Starting point is 00:27:51 Man, like what football did for me because I played multiple sports. Everybody said I was too freaking small. I couldn't do it. And there's no way. He's only 511, maybe 5.10. Like, you know, like there's no chance. He's got to play a different position. And, you know, I've been fortunate to throw for a lot of yards,
Starting point is 00:28:06 a lot of touchdowns that win a Super Bowl and a lot of games. And just knowing kind of internally what God putting you and go for that. Well, thank you for this conversation. Thank you for sharing so much of your story. And this has been awesome. Thank you guys. It's so much fun. Appreciate you.
Starting point is 00:28:22 You're amazing. I have so many takeaways from this conversation with Russell, but there are three that are really loud in my mind, so I want to share them with you. Number one, adversity is where growth happens. Russell talked about a type of joy he has in adversity. And if you really have a long-term mindset, if you're really focused on growth, then adversity is where you actually have the most opportunity. And that's kind of exciting. Two, watch yourself talk. I love when he said, not around me.

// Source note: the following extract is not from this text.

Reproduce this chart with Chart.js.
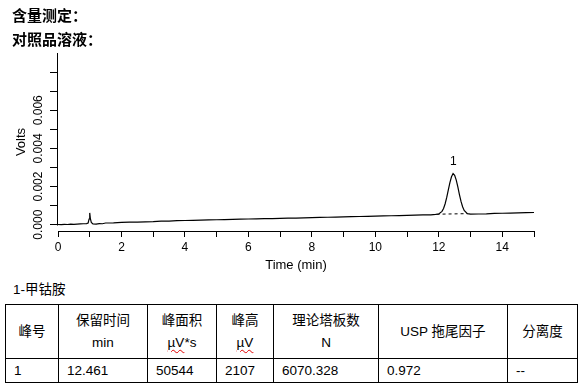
<!DOCTYPE html>
<html>
<head>
<meta charset="utf-8">
<script src="https://cdn.jsdelivr.net/npm/chart.js@4"></script>
<style>
  html, body { margin:0; padding:0; background:#fff; }
  body { width:585px; height:387px; position:relative; overflow:hidden; font-family:"Liberation Sans","Noto Sans CJK SC",sans-serif; color:#000; }
  .ttl { position:absolute; left:12px; font-weight:bold; font-size:15px; line-height:18px; font-family:"Noto Sans CJK SC","Liberation Sans",sans-serif; z-index:2; }
  #wrap { position:absolute; left:0; top:0; width:585px; height:280px; }
  #cap { position:absolute; left:13px; top:281px; font-size:13.5px; line-height:18px; }
  table { position:absolute; left:5px; top:304px; border-collapse:collapse; table-layout:fixed; width:573px; font-size:13.5px; }
  td { border:1px solid #000; padding:0; overflow:hidden; white-space:nowrap; }
  tr.h td { height:53px; text-align:center; vertical-align:middle; line-height:22px; }
  tr.d td { height:23px; text-align:left; padding-left:8px; vertical-align:middle; }
  .sp { text-decoration: underline wavy #e00000; text-decoration-thickness:1px; text-underline-offset:2px; }
</style>
</head>
<body>
<div class="ttl" style="top:6px">含量测定：</div>
<div class="ttl" style="top:30px">对照品溶液：</div>
<div id="wrap"><canvas id="c"></canvas></div>
<div id="cap"></div>
<table id="tbl"></table>
<script>
// ---- data ----
const times = [0.00,0.10,0.20,0.30,0.40,0.50,0.60,0.70,0.80,0.90,0.95,0.98,1.00,1.02,1.05,1.10,1.20,1.30,1.40,1.50,1.75,2.00,2.25,2.50,2.75,3.00,3.25,3.50,3.75,4.00,4.25,4.50,4.75,5.00,5.25,5.50,5.75,6.00,6.25,6.50,6.75,7.00,7.25,7.50,7.75,8.00,8.25,8.50,8.75,9.00,9.25,9.50,9.75,10.00,10.25,10.50,10.75,11.00,11.25,11.50,11.75,11.90,12.00,12.10,12.15,12.20,12.25,12.30,12.35,12.40,12.45,12.50,12.55,12.60,12.65,12.70,12.75,12.80,12.90,13.00,13.25,13.50,13.75,14.00,14.25,14.50,14.75,15.00];
const volts = [0.00001,0.00000,0.00002,0.00001,0.00003,0.00002,0.00003,0.00004,0.00005,0.00006,0.00009,0.00030,0.00062,0.00032,0.00012,0.00004,0.00003,0.00006,0.00005,0.00009,0.00010,0.00012,0.00014,0.00014,0.00015,0.00016,0.00019,0.00019,0.00021,0.00022,0.00023,0.00024,0.00025,0.00026,0.00027,0.00028,0.00029,0.00030,0.00031,0.00032,0.00032,0.00033,0.00034,0.00035,0.00036,0.00037,0.00038,0.00039,0.00040,0.00041,0.00042,0.00043,0.00044,0.00045,0.00046,0.00047,0.00048,0.00049,0.00050,0.00051,0.00052,0.00054,0.00056,0.00070,0.00085,0.00110,0.00143,0.00182,0.00221,0.00251,0.00268,0.00259,0.00234,0.00198,0.00158,0.00122,0.00094,0.00075,0.00058,0.00055,0.00056,0.00057,0.00059,0.00060,0.00061,0.00062,0.00063,0.00064];
const baseTimes = [11.93, 12.90];
const baseVolts = [0.00055, 0.00058];
const peakTimes = [12.461];
const peakVolts = [0.00268];
const peakLabels = ['1'];
const xTickValues = [0,1,2,3,4,5,6,7,8,9,10,11,12,13,14,15];
const xTickLabels = ['0','','2','','4','','6','','8','','10','','12','','14',''];
const yTickValues = [0,0.001,0.002,0.003,0.004,0.005,0.006,0.007,0.008];
const yTickLabels = ['0.000','','0.002','','0.004','','0.006','',''];
const yAxisTop = 0.009;
const caption = '1-甲钴胺';
const headTop = ['峰号','保留时间','峰面积','峰高','理论塔板数','USP 拖尾因子','分离度'];
const headUnit = ['','min','µV*s','µV','N','',''];
const rowVals = ['1','12.461','50544','2107','6070.328','0.972','--'];
const colWidths = [53,89,69,57,105,129,70];

// ---- table ----
document.getElementById('cap').textContent = caption;
const tbl = document.getElementById('tbl');
let html = '<colgroup>' + colWidths.map(w => '<col style="width:' + w + 'px">').join('') + '</colgroup>';
html += '<tr class="h">' + headTop.map((h, i) => {
  const u = headUnit[i] ? '<br>' + headUnit[i].replace('µV', '<span class="sp">µV</span>') : '';
  return '<td>' + h + u + '</td>';
}).join('') + '</tr>';
html += '<tr class="d">' + rowVals.map(v => '<td>' + v + '</td>').join('') + '</tr>';
tbl.innerHTML = html;

// ---- chart ----
const overlay = {
  id: 'overlay',
  afterDraw(chart) {
    const {ctx, scales: {x, y}, chartArea} = chart;
    ctx.save();
    ctx.strokeStyle = '#000';
    ctx.lineWidth = 1;
    const px = Math.round(chartArea.left) - 0.5;
    ctx.beginPath();
    ctx.moveTo(px, Math.round(y.getPixelForValue(yAxisTop)));
    ctx.lineTo(px, Math.round(y.getPixelForValue(0)) + 0.5);
    ctx.stroke();
    ctx.fillStyle = '#000';
    ctx.font = '12px "Liberation Sans", Arial, sans-serif';
    ctx.textAlign = 'center';
    ctx.textBaseline = 'middle';
    peakTimes.forEach((t, i) => {
      ctx.fillText(peakLabels[i], x.getPixelForValue(t), y.getPixelForValue(peakVolts[i]) - 12);
    });
    ctx.restore();
  }
};

new Chart(document.getElementById('c'), {
  type: 'line',
  data: {
    datasets: [
      { data: times.map((t, i) => ({x: t, y: volts[i]})), borderColor: '#000', borderWidth: 1.2, pointRadius: 0, tension: 0, fill: false },
      { data: baseTimes.map((t, i) => ({x: t, y: baseVolts[i]})), borderColor: '#000', borderWidth: 1, borderDash: [3, 3], pointRadius: 0, fill: false }
    ]
  },
  options: {
    responsive: true,
    maintainAspectRatio: false,
    animation: false,
    events: [],
    layout: { padding: { left: 0, right: 51, top: 53, bottom: 0 } },
    plugins: { legend: { display: false }, tooltip: { enabled: false } },
    scales: {
      x: {
        type: 'linear', min: 0, max: 15,
        afterBuildTicks: s => { s.ticks = xTickValues.map(v => ({value: v})); },
        afterFit: s => { s.height = 49; },
        ticks: { callback: (v, i) => xTickLabels[i], autoSkip: false, maxRotation: 0, padding: 3, color: '#000', font: { family: '"Liberation Sans", Arial', size: 12 } },
        grid: { drawOnChartArea: false, drawTicks: true, tickLength: 6, color: '#000' },
        border: { display: true, color: '#000', width: 1 },
        title: { display: true, text: 'Time (min)', color: '#000', font: { family: '"Liberation Sans", Arial', size: 13 }, padding: { top: 0, bottom: 7 } }
      },
      y: {
        type: 'linear', min: -0.00033, max: yAxisTop,
        afterBuildTicks: s => { s.ticks = yTickValues.map(v => ({value: v})); },
        afterFit: s => { s.width = 58; },
        ticks: { callback: (v, i) => yTickLabels[i], autoSkip: false, minRotation: 90, maxRotation: 90, crossAlign: 'center', padding: -4, color: '#000', font: { family: '"Liberation Sans Narrow", "Liberation Sans", Arial', size: 12 } },
        grid: { drawOnChartArea: false, drawTicks: true, tickLength: 8, color: '#000' },
        border: { display: false },
        title: { display: true, text: 'Volts', color: '#000', font: { family: '"Liberation Sans", Arial', size: 13 }, padding: { top: 14, bottom: 0 } }
      }
    }
  },
  plugins: [overlay]
});
</script>
</body>
</html>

Starting point is 00:28:51 Like we have to really watch the words we say, the words our kids say. And sure, we want to see where they're at, but we really have to pay attention to the track that plays over and over in our mind. And three, look for the ability to be addicted to the process instead of the outcome. And I think this is really true in our own lives. We can get so caught up in the outcome and what something looks like to someone else and to a compliment, someone gives us. All that makes us feel good, but what's so protective for our own self-esteem and confidence and
Starting point is 00:29:24 grit and resilience is to gaze in. What do I love doing? What are my systems? What are my habits? Can I become kind of addicted to the way that lights me up or gives me purpose? Because that will protect me from kind of my mood being at the whim of the latest outcome in my life. This was an amazing conversation.
Starting point is 00:29:43 And I am so excited for the next one with another Nike athlete. Let's end the way we always do. place your feet on the ground, place a hand on your heart, and let's remind ourselves, even as we struggle on the outside, we remain good inside. I'll see you soon.